The stats (Score:5, Informative)
They offer the following breakdown:
Developers: $134k each
Childsplay: $154k
EFF: $148k
Pretty amazing for seven days. I admit I kicked in a little extra once I heard they'd go open source if they hit $1M. Note that the open source bit doesn't mean free as in free beer: Lugaru for example is including enough assets in the release that the demo will build, but the assets are still proprietary. As another reward for breaking $1M they also extended the promotion another 7 days.
Penumbra (Score:5, Informative)
Penumbra is pants-wetting scary. Seriously, if you don't play any other game offered in this bundle, check it out. It ranks up there with Dead Space, Clock Tower, Undying, Fatal Frame, and the other big boys.
In fact, if the circumstances and your attitude are right, I daresay it challenges the crown for scariest game series.
Re:The stats (Score:3, Informative)
The counter has been fixed to a four day extension, they mentioned that was what they intended on IRC.
Re:Good (Score:3, Informative)
Considering this was already the SECOND time this has happened recently...
http://games.slashdot.org/story/09/10/28/030237/2D-Boy-Posts-Pay-What-You-Want-Final-Wrap-up [slashdot.org]
Penumbra rocks (Score:2, Informative)
I bought Penumbra Overture (and its sequel, Black Plague) a while back on Steam and I just have to plug them here in case you've missed them and since they're so awesome. They're basically 1st person horror adventures. The protagonist ends up stuck in a mine in Greenland and has to explore it in order to get out while unraveling the mystery of what's happened there. The games are very atmospheric and have an interesting, unfolding storyline with supernatural elements (Black Plague takes off where Overture ends). Reminds me of X-Files episodes where Mulder and Scully get stuck somewhere in the middle of nowhere where strange things are happening, except the Penumbra protagonist doesn't have a partner. You should play them alone at night or when it's dark for maximum effect (it's not a pitch-black-surprise-monster-attack-in-your-face a la Doom 3 game). Overture has little combat; Black Plague has none.
The games are about as long as Half-Life 2 Episode 2, and IMO way better. Too bad they were underrated/overlooked by the gaming press. The third Penumbra game, Requiem, is a puzzle game without a storyline unlike the first two. I haven't bothered finishing it yet.
Re:Penumbra (Score:3, Informative)
And according to the FAQ [wolfire.com], Frictional Games is offering the rest of the Penumbra series to Humble Bundle purchases for $5...
Which means another 2 more games for $5.
Re:The stats (Score:2, Informative)
Re:David Rosen is shady (Score:2, Informative)
Re:I chose $50 (Score:3, Informative)
There seem to be very few transactions these days that are a positive-sum. This is one of them.

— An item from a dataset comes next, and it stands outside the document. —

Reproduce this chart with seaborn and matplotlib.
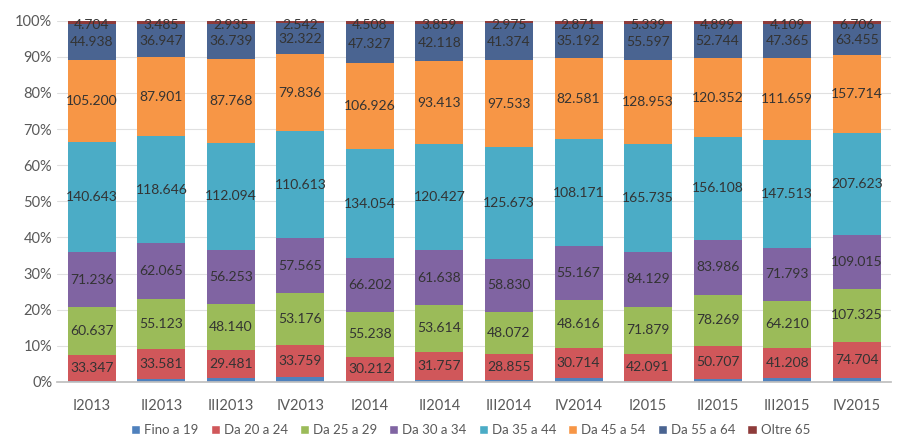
import numpy as np
import pandas as pd
import seaborn as sns
import matplotlib.pyplot as plt
from matplotlib.patches import Patch
from matplotlib.ticker import PercentFormatter

quarters = ["I2013", "II2013", "III2013", "IV2013", "I2014", "II2014",
            "III2014", "IV2014", "I2015", "II2015", "III2015", "IV2015"]

fino_19 = [1.4, 3.0, 4.0, 5.0, 1.0, 2.0, 2.0, 4.0, 1.5, 4.5, 5.5, 7.5]
da_20_24 = [33.347, 33.581, 29.481, 33.759, 30.212, 31.757, 28.855, 30.714, 42.091, 50.707, 41.208, 74.704]
da_25_29 = [60.637, 55.123, 48.140, 53.176, 55.238, 53.614, 48.072, 48.616, 71.879, 78.269, 64.210, 107.325]
da_30_34 = [71.236, 62.065, 56.253, 57.565, 66.202, 61.638, 58.830, 55.167, 84.129, 83.986, 71.793, 109.015]
da_35_44 = [140.643, 118.646, 112.094, 110.613, 134.054, 120.427, 125.673, 108.171, 165.735, 156.108, 147.513, 207.623]
da_45_54 = [105.200, 87.901, 87.768, 79.836, 106.926, 93.413, 97.533, 82.581, 128.953, 120.352, 111.659, 157.714]
da_55_64 = [44.938, 36.947, 36.739, 32.322, 47.327, 42.118, 41.374, 35.192, 55.597, 52.744, 47.365, 63.455]
oltre_65 = [4.704, 3.485, 2.935, 2.542, 4.508, 3.859, 2.975, 2.871, 5.339, 4.899, 4.109, 6.706]

series_names = ["Fino a 19", "Da 20 a 24", "Da 25 a 29", "Da 30 a 34",
                "Da 35 a 44", "Da 45 a 54", "Da 55 a 64", "Oltre 65"]
series = [fino_19, da_20_24, da_25_29, da_30_34, da_35_44, da_45_54, da_55_64, oltre_65]
colors = ["#4F81BD", "#D0575A", "#9BBB59", "#8064A2",
          "#4BACC6", "#F79646", "#4A6491", "#8E3B3A"]

sns.set_theme(style="white")
plt.rcParams['font.family'] = ['Lato', 'DejaVu Sans']

vals = np.array(series, dtype=float)
pct = vals / vals.sum(axis=0) * 100
cum = np.cumsum(pct, axis=0)

fig = plt.figure(figsize=(9.05, 4.46), dpi=100)
ax = fig.add_axes([0.063, 0.1435, 0.922, 0.81])

# draw cumulative layers from the top one down so each covers the rest
for i in range(len(series) - 1, -1, -1):
    df = pd.DataFrame({"quarter": quarters, "cum": cum[i]})
    sns.barplot(data=df, x="quarter", y="cum", order=quarters, color=colors[i],
                saturation=1, width=0.69, linewidth=0, ax=ax, zorder=2)

# value labels (skip the first, unlabeled series)
for i in range(1, len(series)):
    for j in range(len(quarters)):
        mid = cum[i][j] - pct[i][j] / 2
        if i == len(series) - 1:
            mid -= 0.8
        ax.text(j, mid, f"{series[i][j]:.3f}", ha="center", va="center",
                fontsize=10, color="#333333", zorder=3)

ax.set_ylim(0, 100)
ax.set_xlim(-0.5, len(quarters) - 0.5)
ax.set_yticks(np.arange(0, 101, 10))
ax.yaxis.set_major_formatter(PercentFormatter(decimals=0))
ax.grid(axis="y", color="#E0E0E0", linewidth=0.8, zorder=0)
ax.set_axisbelow(True)
ax.set_xlabel("")
ax.set_ylabel("")
for s in ["top", "right", "left"]:
    ax.spines[s].set_visible(False)
ax.spines["bottom"].set_color("#BFBFBF")
ax.tick_params(axis="both", length=0, labelsize=10.5, colors="#595959")
ax.tick_params(axis="x", pad=12)

handles = [Patch(facecolor=c, label=n) for c, n in zip(colors, series_names)]
fig.legend(handles=handles, loc="lower center", bbox_to_anchor=(0.52, -0.005),
           ncol=8, frameon=False, fontsize=9.5, handlelength=0.7,
           handleheight=0.7, handletextpad=0.3, columnspacing=0.9,
           labelcolor="#595959")

fig.savefig("out.png", dpi=100)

Any voluntary transaction between two parties with full knowledge (or close enough to full knowledge) is positive-sum. In particular, each party must be benefiting, because otherwise he wouldn't participate. You give money to a store owner in exchange for a product because you want the product more than the money, and he wants the money more than the product: you're both better off afterwards. This is why economic activity creates wealth, rather than just shifting it around.